Records supplied
▼
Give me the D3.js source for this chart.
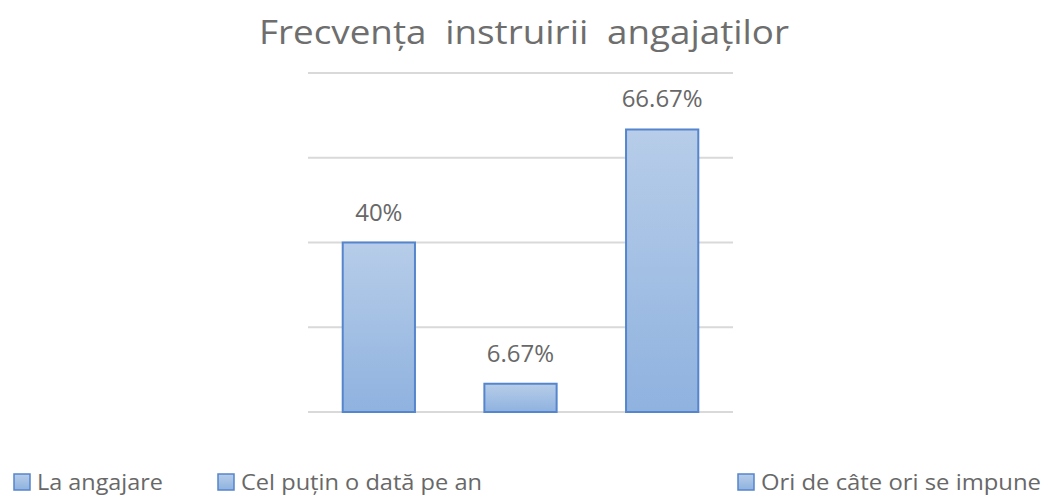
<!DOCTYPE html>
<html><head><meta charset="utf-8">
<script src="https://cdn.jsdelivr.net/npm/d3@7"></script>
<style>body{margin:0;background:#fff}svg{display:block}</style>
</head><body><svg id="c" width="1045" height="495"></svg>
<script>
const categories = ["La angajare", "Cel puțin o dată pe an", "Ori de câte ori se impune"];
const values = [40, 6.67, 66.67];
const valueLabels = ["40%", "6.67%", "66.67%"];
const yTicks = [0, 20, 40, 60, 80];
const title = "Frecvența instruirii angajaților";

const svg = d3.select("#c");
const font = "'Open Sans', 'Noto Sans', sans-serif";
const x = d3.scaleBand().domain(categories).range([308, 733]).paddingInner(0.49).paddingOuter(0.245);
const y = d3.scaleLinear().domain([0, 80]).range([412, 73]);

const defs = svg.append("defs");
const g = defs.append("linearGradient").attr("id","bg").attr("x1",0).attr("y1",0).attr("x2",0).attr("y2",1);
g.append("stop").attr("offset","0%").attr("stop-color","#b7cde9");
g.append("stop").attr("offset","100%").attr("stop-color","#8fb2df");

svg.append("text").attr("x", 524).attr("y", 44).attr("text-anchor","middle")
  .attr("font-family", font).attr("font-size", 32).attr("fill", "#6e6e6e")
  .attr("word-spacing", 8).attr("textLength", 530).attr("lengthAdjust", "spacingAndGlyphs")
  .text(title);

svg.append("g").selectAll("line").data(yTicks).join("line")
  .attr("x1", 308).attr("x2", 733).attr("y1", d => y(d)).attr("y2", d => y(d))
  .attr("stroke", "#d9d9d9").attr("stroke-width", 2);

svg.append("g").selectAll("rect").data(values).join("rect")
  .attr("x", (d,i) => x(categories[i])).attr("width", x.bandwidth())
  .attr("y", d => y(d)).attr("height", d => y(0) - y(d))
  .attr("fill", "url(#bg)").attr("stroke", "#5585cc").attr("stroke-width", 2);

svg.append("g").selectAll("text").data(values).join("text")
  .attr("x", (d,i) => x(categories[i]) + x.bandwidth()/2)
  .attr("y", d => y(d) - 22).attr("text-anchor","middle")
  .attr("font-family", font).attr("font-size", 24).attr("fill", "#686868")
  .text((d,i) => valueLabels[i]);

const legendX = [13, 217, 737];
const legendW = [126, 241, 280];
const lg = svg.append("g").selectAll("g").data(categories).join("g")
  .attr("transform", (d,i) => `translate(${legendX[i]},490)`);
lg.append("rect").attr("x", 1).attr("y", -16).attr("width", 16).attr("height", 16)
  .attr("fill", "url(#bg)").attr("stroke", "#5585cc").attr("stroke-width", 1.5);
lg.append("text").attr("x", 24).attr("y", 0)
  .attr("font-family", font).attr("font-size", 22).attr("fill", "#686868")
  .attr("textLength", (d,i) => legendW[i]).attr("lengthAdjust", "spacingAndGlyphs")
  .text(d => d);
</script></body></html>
▲
▼
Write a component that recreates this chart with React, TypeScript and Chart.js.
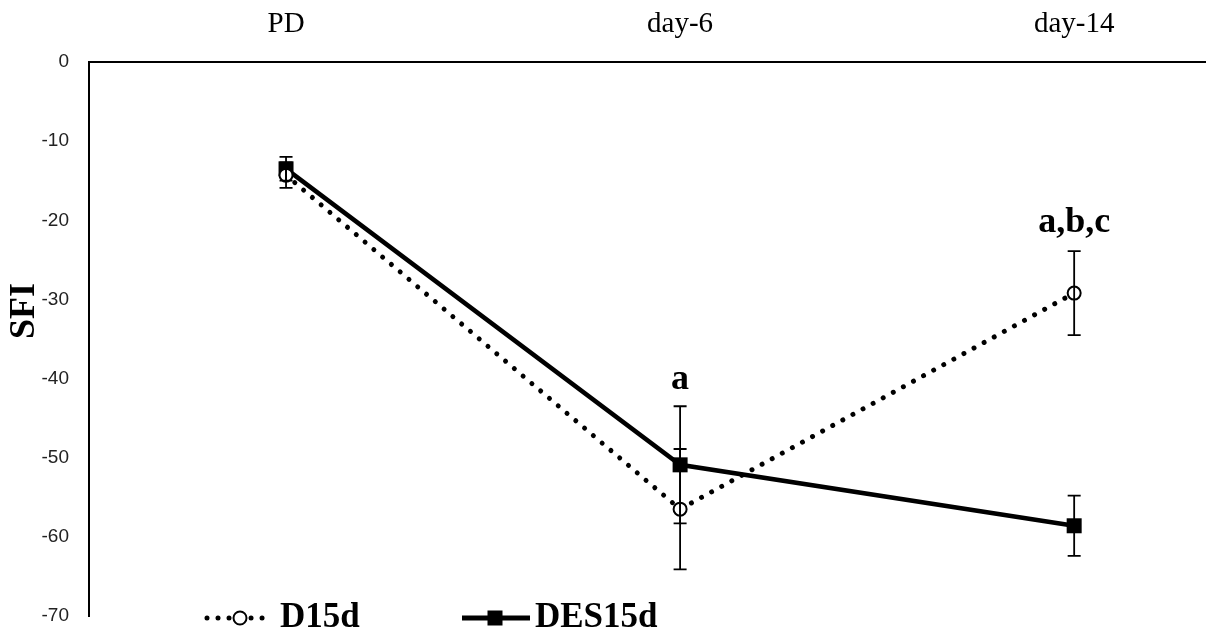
▲
The lines to print start at the line containing "Give me the D3.js source for this chart." and end at the line containing "const y = d3.scaleLinear().domain([0, 80]).range([412, 73]);"; print them exactly, both ends included, and leave out every picture.

Give me the D3.js source for this chart.
<!DOCTYPE html>
<html><head><meta charset="utf-8">
<script src="https://cdn.jsdelivr.net/npm/d3@7"></script>
<style>body{margin:0;background:#fff}svg{display:block}</style>
</head><body><svg id="c" width="1045" height="495"></svg>
<script>
const categories = ["La angajare", "Cel puțin o dată pe an", "Ori de câte ori se impune"];
const values = [40, 6.67, 66.67];
const valueLabels = ["40%", "6.67%", "66.67%"];
const yTicks = [0, 20, 40, 60, 80];
const title = "Frecvența instruirii angajaților";

const svg = d3.select("#c");
const font = "'Open Sans', 'Noto Sans', sans-serif";
const x = d3.scaleBand().domain(categories).range([308, 733]).paddingInner(0.49).paddingOuter(0.245);
const y = d3.scaleLinear().domain([0, 80]).range([412, 73]);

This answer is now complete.